Opinión | Parece una tontería

¿De quién es este pelo?

Cuando se enfrió la ironía, pensamos si no estaríamos agitando una especie de avispero. Así era como empezaban las guerras

Hace dos sábados salí a la terraza de casa a manosear la luz del mediodía y, de paso, comprobar si llovía. La intemperie sigue siendo una herramienta útil para calcular si necesitas o no paraguas. En todo caso, al poner los pies en la terraza me tropecé con un trozo de melena en el suelo, lisa y morena. La estudié con una mezcla de inútil arrogancia y desconcierto. «¡Pero qué es esto!», exclamé, necesitado de parecer indignado. Era, obviamente, pelo, pero ¿cómo había ido a parar a la terraza, y a quién pertenecía? Llamé a Marta y le dije «Mira, pelo». Después salió Helena, que bajó la mirada al suelo y obtuvo sus propias conclusiones: «¡Esto es pelo!». Parecíamos genios. A continuación, tuvimos la misma reacción: miramos hacia los pisos de arriba.

Venimos de una larga racha de pisos con terraza. Llevamos ocho años, casi nueve, viviendo en primeros. En este tiempo hemos descubierto toda clase de objetos arrojados. Cigarrillos, plumas, cagadas de pájaro, instrucciones de electrodomésticos, mecheros, calzoncillos, bragas, camisas, toallas, chupa-chups, maceteros, guantes, pilas, bolas de papel,… Nada de esto nos proporcionó especial gozo, aunque el día que cayó la toalla, olía tan bien que me di una ducha y me sequé con ella. A veces me entristecía que no se arrojase al vacío algún fumador.

Pero una melena… Eso jamás había caído. «Los del quinto», concluimos sin pruebas, y, sobre todo, sin necesidad de pruebas. En el tercero vive un matrimonio amigo nuestro, ella rubia, y él con el pelo casi blanco. Descartados. En el cuarto y en el segundo no reside nadie; descartados también. En el quinto, en cambio, cada semana vive alguien diferente.

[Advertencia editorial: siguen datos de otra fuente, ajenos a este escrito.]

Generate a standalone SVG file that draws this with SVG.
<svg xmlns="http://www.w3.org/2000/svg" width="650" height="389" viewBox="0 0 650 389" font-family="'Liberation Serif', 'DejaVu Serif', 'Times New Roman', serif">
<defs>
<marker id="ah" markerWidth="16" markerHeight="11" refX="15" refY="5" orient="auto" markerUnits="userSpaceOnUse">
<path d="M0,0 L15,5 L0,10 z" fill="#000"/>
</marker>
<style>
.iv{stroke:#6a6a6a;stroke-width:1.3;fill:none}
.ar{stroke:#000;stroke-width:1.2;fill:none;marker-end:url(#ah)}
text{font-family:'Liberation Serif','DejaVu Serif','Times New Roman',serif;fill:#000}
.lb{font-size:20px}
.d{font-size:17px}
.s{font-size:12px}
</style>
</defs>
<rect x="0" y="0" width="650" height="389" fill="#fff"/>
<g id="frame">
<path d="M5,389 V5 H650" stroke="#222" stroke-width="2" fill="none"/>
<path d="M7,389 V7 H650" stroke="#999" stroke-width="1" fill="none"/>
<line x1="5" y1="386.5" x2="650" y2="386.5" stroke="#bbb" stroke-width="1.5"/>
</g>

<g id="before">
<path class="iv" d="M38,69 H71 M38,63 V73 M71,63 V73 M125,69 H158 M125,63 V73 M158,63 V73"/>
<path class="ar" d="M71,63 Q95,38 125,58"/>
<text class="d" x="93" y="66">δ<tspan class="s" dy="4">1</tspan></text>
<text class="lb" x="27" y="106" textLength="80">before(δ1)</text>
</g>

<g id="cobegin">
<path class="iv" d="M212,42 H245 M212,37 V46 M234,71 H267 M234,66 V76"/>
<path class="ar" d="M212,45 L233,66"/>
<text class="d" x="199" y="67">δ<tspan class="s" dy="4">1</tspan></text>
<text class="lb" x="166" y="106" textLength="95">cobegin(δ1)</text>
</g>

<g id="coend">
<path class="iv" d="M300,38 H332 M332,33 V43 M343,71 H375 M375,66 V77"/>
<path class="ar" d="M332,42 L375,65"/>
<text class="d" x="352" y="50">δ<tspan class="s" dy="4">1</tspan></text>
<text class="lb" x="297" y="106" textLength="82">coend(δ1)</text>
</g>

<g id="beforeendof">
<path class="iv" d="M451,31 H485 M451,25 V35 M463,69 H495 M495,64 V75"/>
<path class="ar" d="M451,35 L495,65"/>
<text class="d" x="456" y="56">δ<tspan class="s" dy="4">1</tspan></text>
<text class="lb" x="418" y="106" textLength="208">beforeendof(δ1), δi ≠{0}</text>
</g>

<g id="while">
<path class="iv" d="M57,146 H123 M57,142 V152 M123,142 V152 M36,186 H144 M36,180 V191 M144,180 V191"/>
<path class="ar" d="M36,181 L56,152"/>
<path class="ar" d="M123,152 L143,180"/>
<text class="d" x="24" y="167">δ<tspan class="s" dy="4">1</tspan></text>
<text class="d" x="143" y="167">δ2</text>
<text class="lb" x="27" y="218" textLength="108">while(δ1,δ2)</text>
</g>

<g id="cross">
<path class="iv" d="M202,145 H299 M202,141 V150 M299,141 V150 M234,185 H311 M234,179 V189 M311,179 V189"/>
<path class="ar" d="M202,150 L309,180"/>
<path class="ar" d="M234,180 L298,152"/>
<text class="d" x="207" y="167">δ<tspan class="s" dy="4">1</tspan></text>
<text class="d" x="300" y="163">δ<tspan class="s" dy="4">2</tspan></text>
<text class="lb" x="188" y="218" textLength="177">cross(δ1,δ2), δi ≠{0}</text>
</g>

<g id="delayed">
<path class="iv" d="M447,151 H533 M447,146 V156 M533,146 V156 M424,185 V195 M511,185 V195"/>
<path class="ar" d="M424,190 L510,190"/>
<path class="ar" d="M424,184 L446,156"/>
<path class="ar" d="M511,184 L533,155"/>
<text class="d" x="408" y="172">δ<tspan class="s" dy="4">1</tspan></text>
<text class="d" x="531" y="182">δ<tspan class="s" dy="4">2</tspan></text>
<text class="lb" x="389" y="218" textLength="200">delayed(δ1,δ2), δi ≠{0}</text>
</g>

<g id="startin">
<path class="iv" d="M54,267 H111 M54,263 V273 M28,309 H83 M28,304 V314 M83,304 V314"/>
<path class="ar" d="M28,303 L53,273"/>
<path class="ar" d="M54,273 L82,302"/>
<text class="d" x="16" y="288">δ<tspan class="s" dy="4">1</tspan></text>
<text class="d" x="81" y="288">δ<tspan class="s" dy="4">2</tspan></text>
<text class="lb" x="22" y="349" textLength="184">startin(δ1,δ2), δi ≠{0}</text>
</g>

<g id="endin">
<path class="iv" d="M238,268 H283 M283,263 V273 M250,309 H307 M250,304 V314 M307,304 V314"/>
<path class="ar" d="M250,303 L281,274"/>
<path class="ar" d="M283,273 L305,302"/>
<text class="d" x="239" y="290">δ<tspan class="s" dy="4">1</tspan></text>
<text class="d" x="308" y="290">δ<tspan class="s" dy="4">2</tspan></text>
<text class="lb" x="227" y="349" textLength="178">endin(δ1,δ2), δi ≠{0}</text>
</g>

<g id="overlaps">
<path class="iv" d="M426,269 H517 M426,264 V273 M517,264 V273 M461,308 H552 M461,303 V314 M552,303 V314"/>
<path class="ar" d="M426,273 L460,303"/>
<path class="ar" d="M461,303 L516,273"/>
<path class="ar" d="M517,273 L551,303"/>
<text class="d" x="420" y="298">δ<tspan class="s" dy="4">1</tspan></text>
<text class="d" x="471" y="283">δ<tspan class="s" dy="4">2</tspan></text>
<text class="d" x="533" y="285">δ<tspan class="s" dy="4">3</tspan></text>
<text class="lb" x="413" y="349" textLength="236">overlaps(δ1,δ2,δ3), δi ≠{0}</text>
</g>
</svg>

Barajamos la idea de introducir el pelo en un sobre, escribir «¿Es tuyo?» con nuestra mejor letra, y dejar el sobre en el buzón, civilizadamente. Cuando se enfrió la ironía, pensamos si no estaríamos agitando una especie de avispero. Así era como empezaban las guerras. ¿Y si esa semana le tocaba vivir en el quinto a un psicópata, sensible, además, a la ironía? «La mierda siempre cae para abajo», dijo Marta. Cierto. «Pero unas pocas veces sube», dije, y cité la célebre escena de Cinema paradiso. Llevábamos las de perder, así que recogí el pelo y lo tiré a la basura, mientras recordaba un episodio sórdido que había vivido una amiga hacía años, cuando un día encontró un ratón muerto en su terraza. Hizo lo casi razonable, que fue lanzarlo por encima del muro, a la terraza del vecino. Dedujo que él lo había lanzado primero. A la mañana siguiente, el vecino le devolvió el cadáver. Ella lo recogió y lo hizo volar, por supuesto, a la terraza de él. Así durante una semana, a la vuelta de la cual el ratón no regresó.

El mismo día que encontramos la melena, por la tarde, coincidí en la escalera con una mujer rubia y otra morena. Yo bajaba y ellas subían. Era la primera vez que coincidíamos. Nos saludamos cordialmente, mientras yo solo era capaz de pensar, mirando a la morena, «Bonito corte», mientras ella, mirándome a mí, quizá pensaba «Bien barrido».